>>>
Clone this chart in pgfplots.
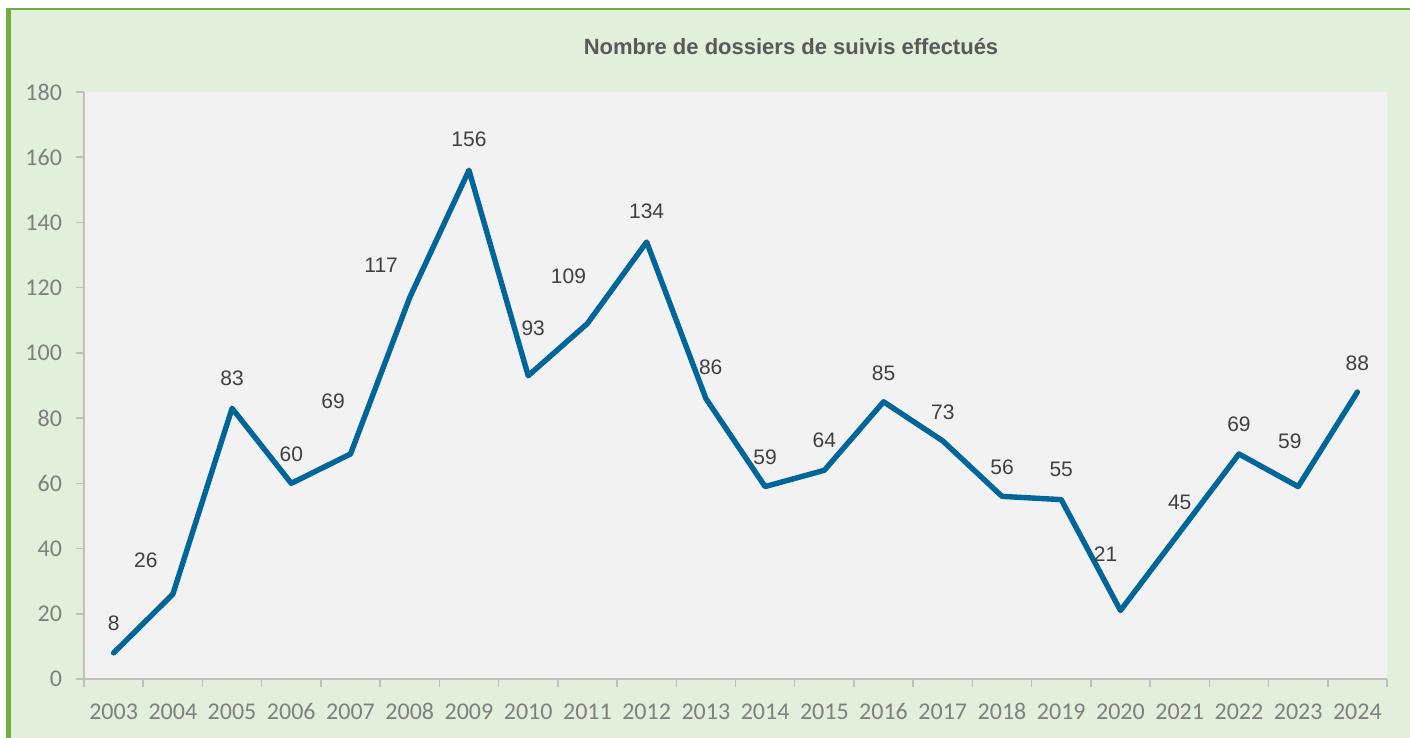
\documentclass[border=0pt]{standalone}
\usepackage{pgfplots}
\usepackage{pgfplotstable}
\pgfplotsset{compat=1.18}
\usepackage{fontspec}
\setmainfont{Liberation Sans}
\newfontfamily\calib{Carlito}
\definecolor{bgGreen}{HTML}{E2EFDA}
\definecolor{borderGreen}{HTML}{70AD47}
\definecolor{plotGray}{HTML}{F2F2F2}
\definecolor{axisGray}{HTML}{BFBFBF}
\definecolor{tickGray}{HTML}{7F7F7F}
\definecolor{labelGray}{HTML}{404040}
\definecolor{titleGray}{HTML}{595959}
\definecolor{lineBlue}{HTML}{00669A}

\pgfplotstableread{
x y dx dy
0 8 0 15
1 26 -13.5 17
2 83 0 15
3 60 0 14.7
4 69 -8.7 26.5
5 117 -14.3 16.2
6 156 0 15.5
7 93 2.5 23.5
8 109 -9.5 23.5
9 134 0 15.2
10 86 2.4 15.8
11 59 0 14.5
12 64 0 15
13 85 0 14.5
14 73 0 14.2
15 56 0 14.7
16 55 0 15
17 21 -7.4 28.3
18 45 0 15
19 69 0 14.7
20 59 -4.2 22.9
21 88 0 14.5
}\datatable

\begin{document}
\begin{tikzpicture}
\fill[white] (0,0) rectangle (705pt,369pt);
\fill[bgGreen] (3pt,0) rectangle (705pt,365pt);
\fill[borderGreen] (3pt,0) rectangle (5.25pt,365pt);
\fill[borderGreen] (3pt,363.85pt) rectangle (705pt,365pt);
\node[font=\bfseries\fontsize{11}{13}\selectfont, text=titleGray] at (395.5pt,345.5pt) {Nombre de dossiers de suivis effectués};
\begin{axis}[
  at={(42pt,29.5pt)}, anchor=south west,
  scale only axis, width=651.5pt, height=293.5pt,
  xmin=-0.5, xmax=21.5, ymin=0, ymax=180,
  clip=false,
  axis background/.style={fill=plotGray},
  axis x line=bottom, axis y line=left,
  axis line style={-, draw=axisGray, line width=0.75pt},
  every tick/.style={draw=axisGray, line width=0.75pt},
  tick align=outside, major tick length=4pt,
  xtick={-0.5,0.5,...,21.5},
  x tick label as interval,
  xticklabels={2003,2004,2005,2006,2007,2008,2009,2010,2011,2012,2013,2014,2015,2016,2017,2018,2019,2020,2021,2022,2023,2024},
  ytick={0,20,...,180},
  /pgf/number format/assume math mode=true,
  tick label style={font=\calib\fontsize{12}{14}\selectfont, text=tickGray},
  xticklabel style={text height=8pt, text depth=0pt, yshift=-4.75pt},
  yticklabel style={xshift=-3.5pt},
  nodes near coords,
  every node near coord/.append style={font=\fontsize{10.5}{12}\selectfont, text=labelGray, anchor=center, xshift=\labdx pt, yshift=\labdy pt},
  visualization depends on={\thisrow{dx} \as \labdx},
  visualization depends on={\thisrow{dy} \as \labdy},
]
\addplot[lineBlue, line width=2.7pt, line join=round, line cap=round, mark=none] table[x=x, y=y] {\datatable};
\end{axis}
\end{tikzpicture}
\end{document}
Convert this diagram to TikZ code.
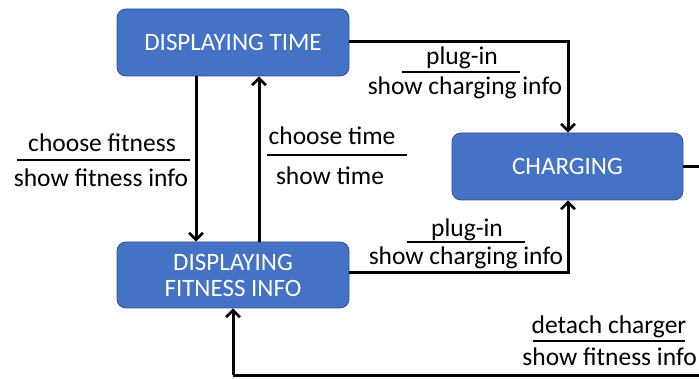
<<<
▸ **Instructions for the task**: Pictures in the records should not appear in your copy, but everything else must be transcribed exactly.

▸ **The output**:
Clone this chart in pgfplots.
\documentclass[border=0pt]{standalone}
\usepackage{pgfplots}
\usepackage{pgfplotstable}
\pgfplotsset{compat=1.18}
\usepackage{fontspec}
\setmainfont{Liberation Sans}
\newfontfamily\calib{Carlito}
\definecolor{bgGreen}{HTML}{E2EFDA}
\definecolor{borderGreen}{HTML}{70AD47}
\definecolor{plotGray}{HTML}{F2F2F2}
\definecolor{axisGray}{HTML}{BFBFBF}
\definecolor{tickGray}{HTML}{7F7F7F}
\definecolor{labelGray}{HTML}{404040}
\definecolor{titleGray}{HTML}{595959}
\definecolor{lineBlue}{HTML}{00669A}

\pgfplotstableread{
x y dx dy
0 8 0 15
1 26 -13.5 17
2 83 0 15
3 60 0 14.7
4 69 -8.7 26.5
5 117 -14.3 16.2
6 156 0 15.5
7 93 2.5 23.5
8 109 -9.5 23.5
9 134 0 15.2
10 86 2.4 15.8
11 59 0 14.5
12 64 0 15
13 85 0 14.5
14 73 0 14.2
15 56 0 14.7
16 55 0 15
17 21 -7.4 28.3
18 45 0 15
19 69 0 14.7
20 59 -4.2 22.9
21 88 0 14.5
}\datatable

\begin{document}
\begin{tikzpicture}
\fill[white] (0,0) rectangle (705pt,369pt);
\fill[bgGreen] (3pt,0) rectangle (705pt,365pt);
\fill[borderGreen] (3pt,0) rectangle (5.25pt,365pt);
\fill[borderGreen] (3pt,363.85pt) rectangle (705pt,365pt);
\node[font=\bfseries\fontsize{11}{13}\selectfont, text=titleGray] at (395.5pt,345.5pt) {Nombre de dossiers de suivis effectués};
\begin{axis}[
  at={(42pt,29.5pt)}, anchor=south west,
  scale only axis, width=651.5pt, height=293.5pt,
  xmin=-0.5, xmax=21.5, ymin=0, ymax=180,
  clip=false,
  axis background/.style={fill=plotGray},
  axis x line=bottom, axis y line=left,
  axis line style={-, draw=axisGray, line width=0.75pt},
  every tick/.style={draw=axisGray, line width=0.75pt},
  tick align=outside, major tick length=4pt,
  xtick={-0.5,0.5,...,21.5},
  x tick label as interval,
  xticklabels={2003,2004,2005,2006,2007,2008,2009,2010,2011,2012,2013,2014,2015,2016,2017,2018,2019,2020,2021,2022,2023,2024},
  ytick={0,20,...,180},
  /pgf/number format/assume math mode=true,
  tick label style={font=\calib\fontsize{12}{14}\selectfont, text=tickGray},
  xticklabel style={text height=8pt, text depth=0pt, yshift=-4.75pt},
  yticklabel style={xshift=-3.5pt},
  nodes near coords,
  every node near coord/.append style={font=\fontsize{10.5}{12}\selectfont, text=labelGray, anchor=center, xshift=\labdx pt, yshift=\labdy pt},
  visualization depends on={\thisrow{dx} \as \labdx},
  visualization depends on={\thisrow{dy} \as \labdy},
]
\addplot[lineBlue, line width=2.7pt, line join=round, line cap=round, mark=none] table[x=x, y=y] {\datatable};
\end{axis}
\end{tikzpicture}
\end{document}
Convert this diagram to TikZ code.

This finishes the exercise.